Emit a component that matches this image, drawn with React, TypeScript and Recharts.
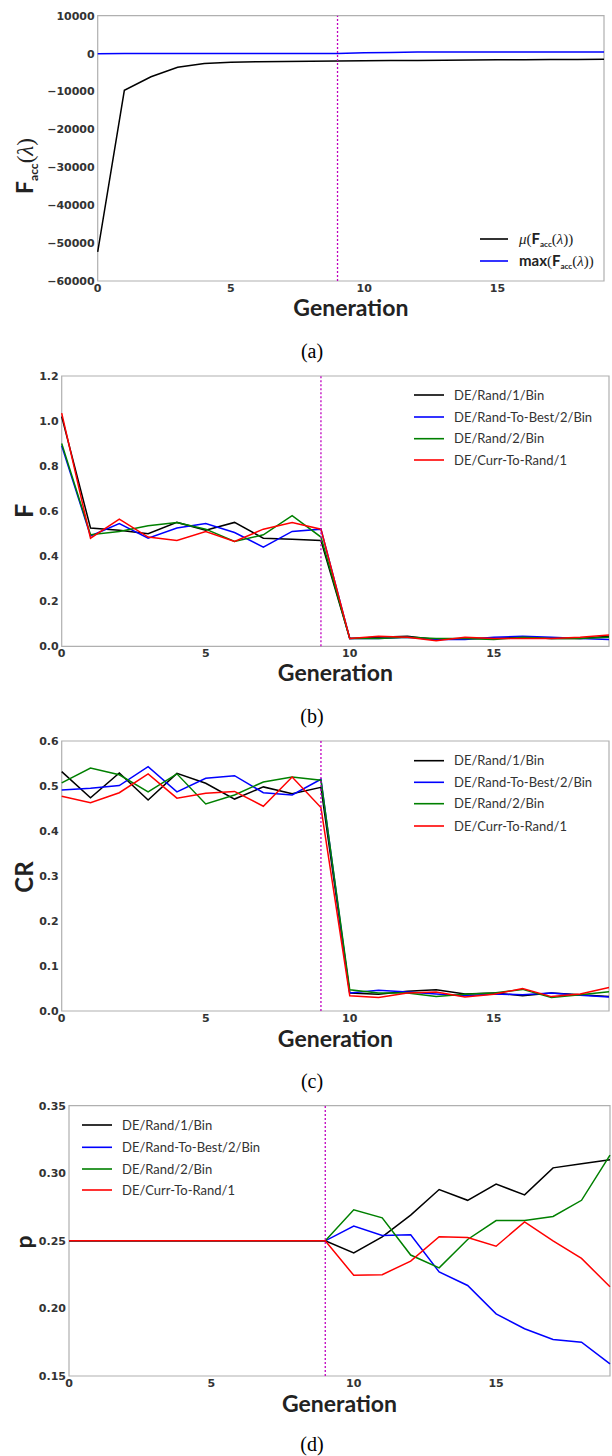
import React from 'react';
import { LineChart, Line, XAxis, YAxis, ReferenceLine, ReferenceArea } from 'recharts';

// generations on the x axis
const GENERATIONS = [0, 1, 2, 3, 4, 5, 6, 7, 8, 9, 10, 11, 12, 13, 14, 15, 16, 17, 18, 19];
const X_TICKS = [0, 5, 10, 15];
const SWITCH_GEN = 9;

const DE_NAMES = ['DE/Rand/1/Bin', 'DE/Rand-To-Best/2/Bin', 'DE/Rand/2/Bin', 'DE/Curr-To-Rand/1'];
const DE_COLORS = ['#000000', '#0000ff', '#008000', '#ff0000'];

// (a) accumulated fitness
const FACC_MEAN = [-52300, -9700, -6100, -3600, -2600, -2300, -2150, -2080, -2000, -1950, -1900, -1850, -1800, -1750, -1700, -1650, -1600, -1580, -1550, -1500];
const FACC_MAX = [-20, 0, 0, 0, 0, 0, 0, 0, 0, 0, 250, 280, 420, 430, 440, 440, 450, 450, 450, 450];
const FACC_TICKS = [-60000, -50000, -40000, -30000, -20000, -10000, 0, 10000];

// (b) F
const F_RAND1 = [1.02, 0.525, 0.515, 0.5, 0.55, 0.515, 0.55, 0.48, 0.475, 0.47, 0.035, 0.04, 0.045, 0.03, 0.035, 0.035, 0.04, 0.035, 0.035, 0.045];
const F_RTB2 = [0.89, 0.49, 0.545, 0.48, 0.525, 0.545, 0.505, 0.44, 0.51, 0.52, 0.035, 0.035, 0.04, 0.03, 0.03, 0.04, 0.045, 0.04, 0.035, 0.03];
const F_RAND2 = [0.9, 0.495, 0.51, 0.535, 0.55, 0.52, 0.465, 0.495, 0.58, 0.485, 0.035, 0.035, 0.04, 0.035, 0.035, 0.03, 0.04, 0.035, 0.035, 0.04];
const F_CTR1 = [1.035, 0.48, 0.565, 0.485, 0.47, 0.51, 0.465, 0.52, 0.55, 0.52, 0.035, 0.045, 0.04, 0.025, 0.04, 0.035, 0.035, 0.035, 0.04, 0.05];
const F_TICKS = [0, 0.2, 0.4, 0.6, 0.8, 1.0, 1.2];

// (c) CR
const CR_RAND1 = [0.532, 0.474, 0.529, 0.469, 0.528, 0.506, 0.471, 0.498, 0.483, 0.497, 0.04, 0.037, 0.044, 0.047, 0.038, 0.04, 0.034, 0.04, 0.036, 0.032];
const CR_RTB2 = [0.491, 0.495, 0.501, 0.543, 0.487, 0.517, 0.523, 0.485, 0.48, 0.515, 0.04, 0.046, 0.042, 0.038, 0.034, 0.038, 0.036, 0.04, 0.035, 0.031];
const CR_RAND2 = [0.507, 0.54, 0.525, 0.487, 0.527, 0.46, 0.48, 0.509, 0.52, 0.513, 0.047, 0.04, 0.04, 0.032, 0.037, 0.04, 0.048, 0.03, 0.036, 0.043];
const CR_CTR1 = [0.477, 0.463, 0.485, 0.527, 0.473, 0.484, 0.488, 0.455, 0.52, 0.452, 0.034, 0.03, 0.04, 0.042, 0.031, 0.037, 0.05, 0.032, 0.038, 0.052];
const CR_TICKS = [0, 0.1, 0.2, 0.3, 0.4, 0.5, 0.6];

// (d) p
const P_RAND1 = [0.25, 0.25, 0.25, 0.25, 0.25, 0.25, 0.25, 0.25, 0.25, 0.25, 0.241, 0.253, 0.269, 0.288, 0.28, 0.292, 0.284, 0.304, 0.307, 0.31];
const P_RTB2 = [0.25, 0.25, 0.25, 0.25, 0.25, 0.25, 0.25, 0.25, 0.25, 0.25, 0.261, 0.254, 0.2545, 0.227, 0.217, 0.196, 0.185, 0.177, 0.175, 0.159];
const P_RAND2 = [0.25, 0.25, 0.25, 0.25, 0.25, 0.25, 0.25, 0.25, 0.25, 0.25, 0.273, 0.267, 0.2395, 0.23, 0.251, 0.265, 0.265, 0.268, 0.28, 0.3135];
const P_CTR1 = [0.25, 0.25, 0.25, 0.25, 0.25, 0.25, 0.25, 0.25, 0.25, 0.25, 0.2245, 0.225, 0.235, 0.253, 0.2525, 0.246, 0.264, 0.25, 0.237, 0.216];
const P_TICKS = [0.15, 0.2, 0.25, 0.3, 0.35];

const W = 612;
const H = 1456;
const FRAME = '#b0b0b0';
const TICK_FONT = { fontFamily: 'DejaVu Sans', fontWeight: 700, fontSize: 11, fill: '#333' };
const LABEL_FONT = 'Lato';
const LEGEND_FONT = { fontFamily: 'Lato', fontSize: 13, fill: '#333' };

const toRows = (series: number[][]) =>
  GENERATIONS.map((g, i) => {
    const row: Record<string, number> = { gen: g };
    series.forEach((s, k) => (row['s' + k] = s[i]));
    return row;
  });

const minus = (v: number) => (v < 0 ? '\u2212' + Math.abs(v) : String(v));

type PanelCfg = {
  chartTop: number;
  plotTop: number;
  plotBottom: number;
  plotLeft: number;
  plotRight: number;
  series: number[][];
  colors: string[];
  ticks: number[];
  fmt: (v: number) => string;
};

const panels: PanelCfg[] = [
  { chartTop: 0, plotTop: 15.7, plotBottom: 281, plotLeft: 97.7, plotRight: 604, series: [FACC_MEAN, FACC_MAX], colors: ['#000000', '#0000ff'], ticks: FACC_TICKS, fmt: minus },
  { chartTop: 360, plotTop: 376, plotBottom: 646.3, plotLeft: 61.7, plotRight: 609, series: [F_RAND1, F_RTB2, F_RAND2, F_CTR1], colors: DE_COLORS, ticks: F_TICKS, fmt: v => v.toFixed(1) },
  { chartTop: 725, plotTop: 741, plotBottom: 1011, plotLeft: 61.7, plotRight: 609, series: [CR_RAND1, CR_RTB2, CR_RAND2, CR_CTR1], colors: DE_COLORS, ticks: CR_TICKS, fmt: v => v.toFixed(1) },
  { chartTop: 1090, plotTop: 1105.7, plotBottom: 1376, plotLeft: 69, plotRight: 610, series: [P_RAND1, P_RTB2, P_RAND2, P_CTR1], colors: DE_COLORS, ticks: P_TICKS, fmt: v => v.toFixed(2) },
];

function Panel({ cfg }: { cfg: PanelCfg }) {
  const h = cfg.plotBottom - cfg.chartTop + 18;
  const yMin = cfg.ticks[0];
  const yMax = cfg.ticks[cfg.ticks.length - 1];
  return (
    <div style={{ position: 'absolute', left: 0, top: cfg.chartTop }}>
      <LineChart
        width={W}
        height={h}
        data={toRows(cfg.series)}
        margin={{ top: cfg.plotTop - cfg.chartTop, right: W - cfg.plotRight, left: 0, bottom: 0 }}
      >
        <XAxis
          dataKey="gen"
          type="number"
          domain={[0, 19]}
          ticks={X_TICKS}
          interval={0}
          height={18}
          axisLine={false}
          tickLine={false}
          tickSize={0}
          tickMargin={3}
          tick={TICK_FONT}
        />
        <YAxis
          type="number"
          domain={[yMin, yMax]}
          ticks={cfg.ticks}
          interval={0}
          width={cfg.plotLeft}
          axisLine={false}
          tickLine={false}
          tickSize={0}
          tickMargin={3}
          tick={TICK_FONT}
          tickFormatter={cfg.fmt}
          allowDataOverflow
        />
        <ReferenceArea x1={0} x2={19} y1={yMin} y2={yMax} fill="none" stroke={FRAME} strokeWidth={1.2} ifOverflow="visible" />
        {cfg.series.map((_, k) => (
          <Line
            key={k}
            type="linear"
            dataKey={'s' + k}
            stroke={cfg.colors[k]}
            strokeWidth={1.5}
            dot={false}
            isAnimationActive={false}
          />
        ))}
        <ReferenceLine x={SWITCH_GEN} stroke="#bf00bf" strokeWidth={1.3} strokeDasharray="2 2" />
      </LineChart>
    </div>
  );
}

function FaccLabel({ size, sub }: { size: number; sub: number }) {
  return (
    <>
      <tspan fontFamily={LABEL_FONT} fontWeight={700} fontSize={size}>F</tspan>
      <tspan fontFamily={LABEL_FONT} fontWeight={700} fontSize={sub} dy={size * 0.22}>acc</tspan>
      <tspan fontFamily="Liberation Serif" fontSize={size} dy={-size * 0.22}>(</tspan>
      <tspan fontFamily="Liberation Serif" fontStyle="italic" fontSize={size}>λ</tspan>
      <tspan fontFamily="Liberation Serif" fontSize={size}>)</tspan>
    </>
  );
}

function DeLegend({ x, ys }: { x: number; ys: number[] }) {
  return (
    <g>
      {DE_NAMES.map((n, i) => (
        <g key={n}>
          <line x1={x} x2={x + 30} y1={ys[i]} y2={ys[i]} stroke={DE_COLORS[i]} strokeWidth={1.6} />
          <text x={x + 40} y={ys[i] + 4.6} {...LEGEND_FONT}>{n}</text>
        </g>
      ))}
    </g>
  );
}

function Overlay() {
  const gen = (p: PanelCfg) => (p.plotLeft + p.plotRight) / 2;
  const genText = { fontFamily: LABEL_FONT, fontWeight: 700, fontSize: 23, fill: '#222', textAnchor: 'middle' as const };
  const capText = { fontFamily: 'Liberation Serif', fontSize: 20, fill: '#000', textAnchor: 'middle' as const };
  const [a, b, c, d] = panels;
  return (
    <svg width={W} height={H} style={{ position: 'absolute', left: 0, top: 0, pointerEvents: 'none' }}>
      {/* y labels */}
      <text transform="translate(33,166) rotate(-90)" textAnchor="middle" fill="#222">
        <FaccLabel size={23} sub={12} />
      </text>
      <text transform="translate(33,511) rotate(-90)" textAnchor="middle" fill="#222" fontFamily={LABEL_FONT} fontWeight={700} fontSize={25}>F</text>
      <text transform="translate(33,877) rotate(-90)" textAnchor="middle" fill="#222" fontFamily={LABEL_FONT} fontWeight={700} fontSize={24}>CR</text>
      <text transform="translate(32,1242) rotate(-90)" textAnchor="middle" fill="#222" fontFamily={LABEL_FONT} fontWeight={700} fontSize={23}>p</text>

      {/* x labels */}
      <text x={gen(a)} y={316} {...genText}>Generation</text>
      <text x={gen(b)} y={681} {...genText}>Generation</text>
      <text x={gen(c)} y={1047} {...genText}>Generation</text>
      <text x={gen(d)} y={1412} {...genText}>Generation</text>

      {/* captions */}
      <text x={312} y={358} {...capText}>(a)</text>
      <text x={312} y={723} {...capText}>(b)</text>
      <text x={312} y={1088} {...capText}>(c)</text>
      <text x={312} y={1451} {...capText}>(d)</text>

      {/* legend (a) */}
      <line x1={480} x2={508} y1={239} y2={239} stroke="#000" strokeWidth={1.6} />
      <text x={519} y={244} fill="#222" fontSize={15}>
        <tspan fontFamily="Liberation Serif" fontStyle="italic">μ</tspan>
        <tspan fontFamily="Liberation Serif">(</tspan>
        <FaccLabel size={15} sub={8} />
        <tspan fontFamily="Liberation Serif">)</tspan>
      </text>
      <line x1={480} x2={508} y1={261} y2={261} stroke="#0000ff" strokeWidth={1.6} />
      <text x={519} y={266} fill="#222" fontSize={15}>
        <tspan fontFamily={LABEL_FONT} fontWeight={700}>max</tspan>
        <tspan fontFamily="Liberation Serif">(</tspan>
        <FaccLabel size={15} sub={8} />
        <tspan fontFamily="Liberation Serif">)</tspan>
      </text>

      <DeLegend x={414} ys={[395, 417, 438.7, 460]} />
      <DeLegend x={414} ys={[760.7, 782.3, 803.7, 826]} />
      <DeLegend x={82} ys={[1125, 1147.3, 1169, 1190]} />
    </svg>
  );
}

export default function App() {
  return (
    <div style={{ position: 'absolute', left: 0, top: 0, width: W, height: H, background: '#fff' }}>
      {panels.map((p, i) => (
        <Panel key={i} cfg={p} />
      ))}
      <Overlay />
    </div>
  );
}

- - - - - - -

#### [Task details]
The lines from the top of the data above through the one holding "-10000, 0, 10000];" are to be repeated exactly, and only those, with no pictures.

#### [Complete output]
Emit a component that matches this image, drawn with React, TypeScript and Recharts.
import React from 'react';
import { LineChart, Line, XAxis, YAxis, ReferenceLine, ReferenceArea } from 'recharts';

// generations on the x axis
const GENERATIONS = [0, 1, 2, 3, 4, 5, 6, 7, 8, 9, 10, 11, 12, 13, 14, 15, 16, 17, 18, 19];
const X_TICKS = [0, 5, 10, 15];
const SWITCH_GEN = 9;

const DE_NAMES = ['DE/Rand/1/Bin', 'DE/Rand-To-Best/2/Bin', 'DE/Rand/2/Bin', 'DE/Curr-To-Rand/1'];
const DE_COLORS = ['#000000', '#0000ff', '#008000', '#ff0000'];

// (a) accumulated fitness
const FACC_MEAN = [-52300, -9700, -6100, -3600, -2600, -2300, -2150, -2080, -2000, -1950, -1900, -1850, -1800, -1750, -1700, -1650, -1600, -1580, -1550, -1500];
const FACC_MAX = [-20, 0, 0, 0, 0, 0, 0, 0, 0, 0, 250, 280, 420, 430, 440, 440, 450, 450, 450, 450];
const FACC_TICKS = [-60000, -50000, -40000, -30000, -20000, -10000, 0, 10000];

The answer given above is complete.